"Yanvalou pour Charlie", de Lyonel Trouillot.

Publié le par christophe bouquerel



Le Yanvalou, d’après ce qu’indique le narrateur, est une danse traditionnelle que l’on exécute à Haïti en l’honneur de la terre. Qui va le danser pour Charlie, l’enfant des rues de Port-au-Prince? Mathurin D. Fort, le jeune et cynique avocat d’affaires ? Pourtant, dès que ce Charlie crasseux a débarqué dans son vaste bureau, pour lui demander de l’aider parce qu’ils venaient tous les deux du même village, Mathurin a été dominé par une envie folle de le mettre dehors. Mais le gamin s’incruste, pendant une semaine douloureuse et décisive : c’est qu’il est moins là pour demander un service à Mathurin que pour lui en rendre un autre, encore plus essentiel.  
Fausse intrigue de polar poisseux à la David Goodis –des cambriolages, la lutte pour le butin caché, et deux coups de revolver, l’un trop faux et l’autre trop vrai… Faux polar et vrai roman initiatique, où Trouillot nous parle d’oubli et de redécouverte des racines, qui prennent ici la forme à la fois concrète et symbolique d’un village ancestral dans les hauteurs de l’île.

Ce qui m’a frappé dès les premières pages, c’est la verve satirique dans la peinture de la bonne société de Port-au-Prince et de ses parvenus, aussi bien les avocats du cabinet d’affaires affairiste (ceux qui veulent oublier la misère) que les milieux humanitaires, incarnés par le désopilant personnage de Francine (ceux qui veulent prendre en charge la misère), ou les jeunes bourgeois d’extrême-gauche, la belle Yannick et son copain Franck (ceux qui veulent passer du côté de la misère mais sans l’aimer vraiment).
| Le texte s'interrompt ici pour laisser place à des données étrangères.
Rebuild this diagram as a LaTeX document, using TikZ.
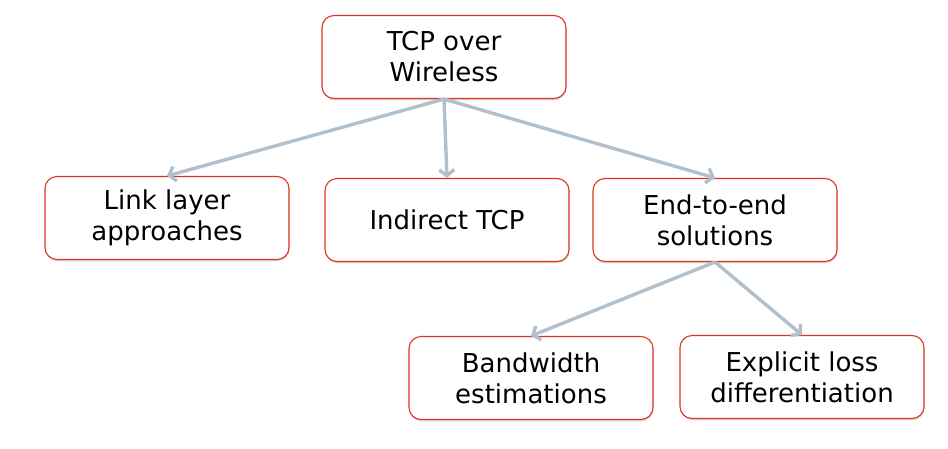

Miroir grimaçant que nous tend Trouillot.
C’est ensuite la violence dans le destin des gamins des rues auquel appartient Charlie. Je n’oublierai pas la traversée hallucinante de la « cité », le fond du bidonville où les déjections se déversent directement dans la mer, où la merde et la mer se rejoignent.
Mais c’est aussi la vitalité incroyable de ces quatre gamins qui rêvent d’ «acheter leur étoile». Portraits très tendres et très toniques de Nathanaël, « l’ex-leader», le chef de bande qui aura le tort de tomber amoureux de celle qui ne peut pas l’aimer, de Gino et de Filidor, l’un qui compte et l’autre qui court, les deux garçons « commères » qui s’aiment d’amour. Grâce la vitalité de ces personnages, ce roman, malgré la dureté de la réalité sociale qui y décrite, laisse à son lecteur une puissante impression de vitalité. Point commun avec "Kiwi" de Daniel Danis , que je lis à la même période : des gamins laissés pour compte par la société des adultes mais qui se débrouillent tout seuls pour réinventer la chaleur humaine, la solidarité, et une micro-société plus vivable que celle des « grands ». L’Haïtien nous parle directement de son pays et d’une réalité qu’il connaît intimement, le Canadien invente un pays imaginaire mais l’un avec le roman, l’autre avec le théâtre, tentent la même chose : ne pas limiter la misère à son spectacle pitoyable. Si l’artiste plonge les mains dans la merde, c’est pour ramasser l’étoile que nous y avons laissé tomber, et la lustrer.
J’admire aussi la maîtrise du dispositif littéraire : quatre voix se relaient pour raconter cette semaine unique qui va décider du destin de tous. Quatre voix bien distinctes :  celle cynique de Mathurin, celle brutale et cocasse de Charlie, celle plus lyrique de Nathanaël, le jeune caïd tenté par le messianisme radical de la révolution,  enfin celle plus apaisée d’Anne, l’ancienne amoureuse abandonnée jadis par Mathurin qui lui donne des nouvelles du village.
L’écriture est simple, rythmée, essentielle. Y passent des trouvailles poétiques et les éclairs rageurs de la satire.
Vraiment un beau roman.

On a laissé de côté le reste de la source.